I would like to hear from those of you that have either used a Bradley smoker or generator for some time. I am seriously considering using one on my freezer conversion smoker. However, I have read some less than glowing reviews in various places. Issues like the feed mechanism operating continuously rather than every 20 minutes, and the burner plate melting everything around them. What has every ones long term results been? Thanks in advance.


----------



## formerlyfatguy (May 22, 2009)

I used one and about the only fault I had with the unit was the expense of the bisquettes.
Once in a while I would get an error message with the feeder. The problem being that the bisquettes would fall into the loader off kilter and stop the process.
Imho, I don't think they are worth the expense. I am currently using a Masterbuilt electric with great results.


----------



## jjrokkett (May 22, 2009)

Mule - Been using one for awhile now - Formerly is right:  The only problem I have had is the cost of the bisquettes. Your looking at about $40-$45 for 120 and each one is 20 minutes. No other problems than that - Mine has always fed correctly.  If your going that route I would highly recommend Bubba Pucks though - they allow you to burn all the pucks and not leave a couple on the feed slide that are halfway burnt.
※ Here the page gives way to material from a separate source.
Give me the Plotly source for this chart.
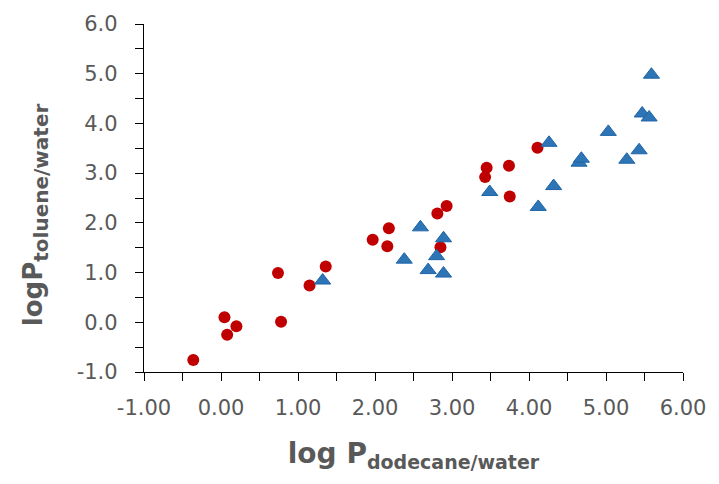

Here is the link - I use 3 with mine and its about right.  I've heard of people making their own too with solid stock.

http://www.yardandpool.com/Smoker-Accessories-s/451.htm

I have a fridge conversion at my Dads house and I thought it might work great to have both options on the same smoker.

Hope this helps.


----------



## mrh (May 22, 2009)

I have had one for a few years now and not had any of the troubles you mentioned.  I have it not feed a bisquette once on a while.  One of the main things is to keep the generator clean and that helps.


----------



## mybad (May 22, 2009)

Yah have had one for a couple of years, SS 4 rack. Not one single problem. Have done at least 40 long smokes with it. Really the bisquettes are not really all that expensive, about 30 cents each, with a Bradley you rarely ever smoke more than 3-4hrs, because the the smoke is more concentrated, so that's like 4 bucks per smoke.

and the yard and pool link posted above is a great place to purchase.


----------



## builder59 (Jun 12, 2009)

I also have just the smoke generator on my fridge conversion.  I started using large chunks of apple and hickory by just placing them on the heating element.  When soaked for several hours before putting them on the element, I can get a little over an hour of smoke from one chunk, I can put another on in a matter of seconds and don't loose much heat. I will continue using the Bradley wood bisquits when making 50 lb batches of sausage or expensive cuts of meat and when a full load of meat.  There wood has a great flavor, and something about the hype about burning the wood for only the specified time before any ill flavor appears.

Good luck,

Ron


----------